**TASK DIRECTIONS:** Pull out every line of the listing below where "this" appears.

**GIVEN DATA:**

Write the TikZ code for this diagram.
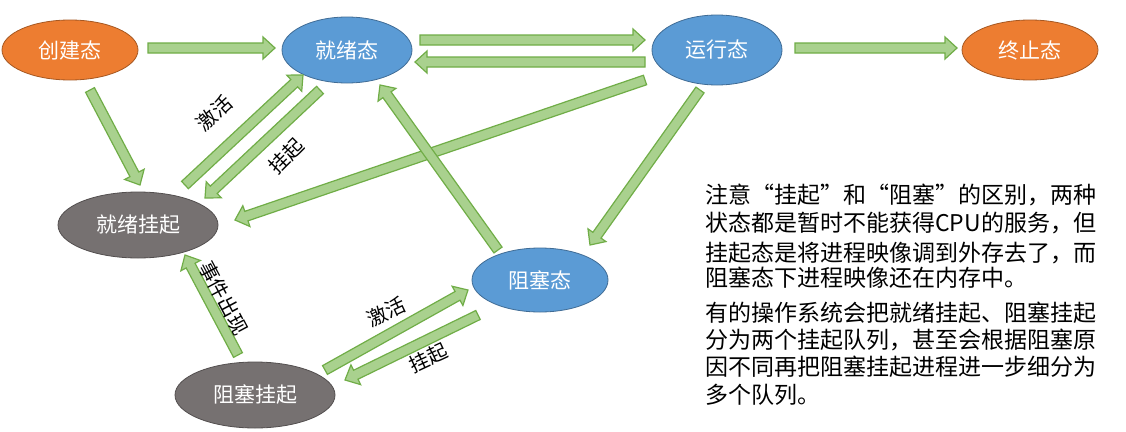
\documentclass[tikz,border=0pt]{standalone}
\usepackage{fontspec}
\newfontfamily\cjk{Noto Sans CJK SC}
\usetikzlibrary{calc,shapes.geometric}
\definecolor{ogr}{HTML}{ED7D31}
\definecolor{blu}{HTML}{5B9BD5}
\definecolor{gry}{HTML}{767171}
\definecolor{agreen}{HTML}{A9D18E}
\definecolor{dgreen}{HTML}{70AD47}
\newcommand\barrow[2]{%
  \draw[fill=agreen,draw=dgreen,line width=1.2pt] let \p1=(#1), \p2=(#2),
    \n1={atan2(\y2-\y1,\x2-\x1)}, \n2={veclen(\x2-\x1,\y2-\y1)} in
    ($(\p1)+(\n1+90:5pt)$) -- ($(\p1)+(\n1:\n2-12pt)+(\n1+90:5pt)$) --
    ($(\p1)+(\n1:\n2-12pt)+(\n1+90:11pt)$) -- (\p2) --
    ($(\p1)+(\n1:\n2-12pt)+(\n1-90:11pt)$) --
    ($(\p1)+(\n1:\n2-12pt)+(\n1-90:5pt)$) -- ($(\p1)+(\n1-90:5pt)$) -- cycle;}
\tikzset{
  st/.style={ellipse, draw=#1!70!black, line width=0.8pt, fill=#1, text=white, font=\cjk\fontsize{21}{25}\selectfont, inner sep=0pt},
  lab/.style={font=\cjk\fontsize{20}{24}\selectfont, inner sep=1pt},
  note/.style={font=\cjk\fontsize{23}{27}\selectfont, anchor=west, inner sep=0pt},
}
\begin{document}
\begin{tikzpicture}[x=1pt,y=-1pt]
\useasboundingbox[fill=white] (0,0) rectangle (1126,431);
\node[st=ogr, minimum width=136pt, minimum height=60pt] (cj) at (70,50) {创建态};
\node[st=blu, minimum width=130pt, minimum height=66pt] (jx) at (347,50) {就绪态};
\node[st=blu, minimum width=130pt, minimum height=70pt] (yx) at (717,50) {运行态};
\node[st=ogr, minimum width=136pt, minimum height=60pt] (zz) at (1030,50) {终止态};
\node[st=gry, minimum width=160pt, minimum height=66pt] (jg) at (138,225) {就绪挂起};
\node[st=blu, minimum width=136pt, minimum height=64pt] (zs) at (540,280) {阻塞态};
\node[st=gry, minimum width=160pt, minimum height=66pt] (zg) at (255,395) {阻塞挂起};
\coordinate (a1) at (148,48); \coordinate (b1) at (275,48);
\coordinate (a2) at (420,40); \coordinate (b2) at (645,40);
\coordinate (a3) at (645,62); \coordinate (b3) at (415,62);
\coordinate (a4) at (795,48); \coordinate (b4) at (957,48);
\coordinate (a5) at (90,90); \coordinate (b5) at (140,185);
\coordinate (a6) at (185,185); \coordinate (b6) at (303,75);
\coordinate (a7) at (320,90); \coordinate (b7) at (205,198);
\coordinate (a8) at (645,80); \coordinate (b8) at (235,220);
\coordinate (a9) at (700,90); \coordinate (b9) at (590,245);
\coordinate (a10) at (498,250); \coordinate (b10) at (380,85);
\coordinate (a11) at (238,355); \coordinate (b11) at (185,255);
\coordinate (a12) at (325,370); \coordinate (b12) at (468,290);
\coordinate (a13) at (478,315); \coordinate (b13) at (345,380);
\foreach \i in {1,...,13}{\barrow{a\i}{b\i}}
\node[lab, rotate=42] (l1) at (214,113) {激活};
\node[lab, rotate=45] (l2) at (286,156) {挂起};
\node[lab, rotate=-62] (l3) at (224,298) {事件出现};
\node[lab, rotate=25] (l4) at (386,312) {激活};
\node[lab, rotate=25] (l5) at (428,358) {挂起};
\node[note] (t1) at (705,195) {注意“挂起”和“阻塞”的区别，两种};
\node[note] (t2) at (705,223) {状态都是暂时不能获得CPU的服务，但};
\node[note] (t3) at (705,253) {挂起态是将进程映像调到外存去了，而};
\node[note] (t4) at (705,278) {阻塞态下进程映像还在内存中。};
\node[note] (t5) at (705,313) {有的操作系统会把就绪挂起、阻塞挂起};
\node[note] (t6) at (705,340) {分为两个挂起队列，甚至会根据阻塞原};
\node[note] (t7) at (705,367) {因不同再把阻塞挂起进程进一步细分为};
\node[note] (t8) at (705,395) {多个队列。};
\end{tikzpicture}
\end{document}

...

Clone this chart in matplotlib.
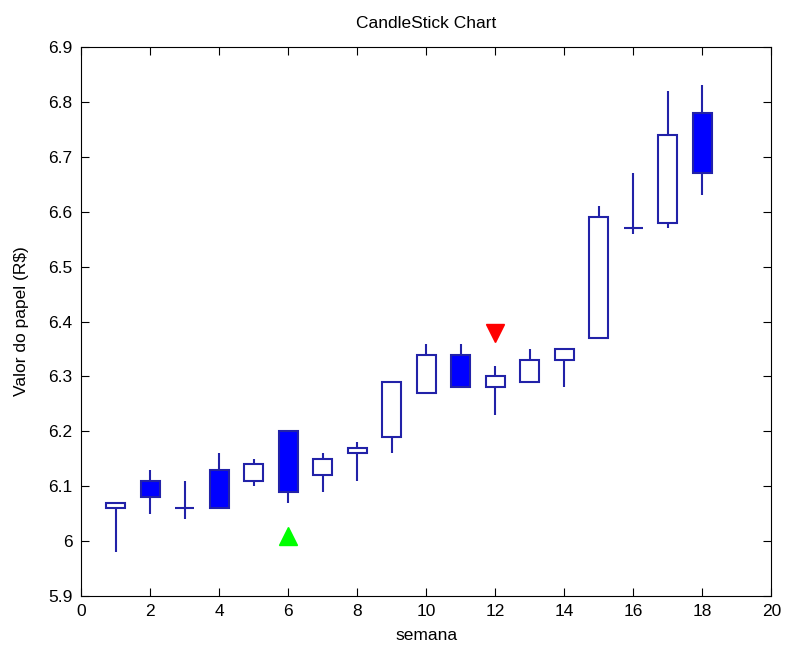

**EXERCISE ANSWER:**
Write the TikZ code for this diagram.
Clone this chart in matplotlib.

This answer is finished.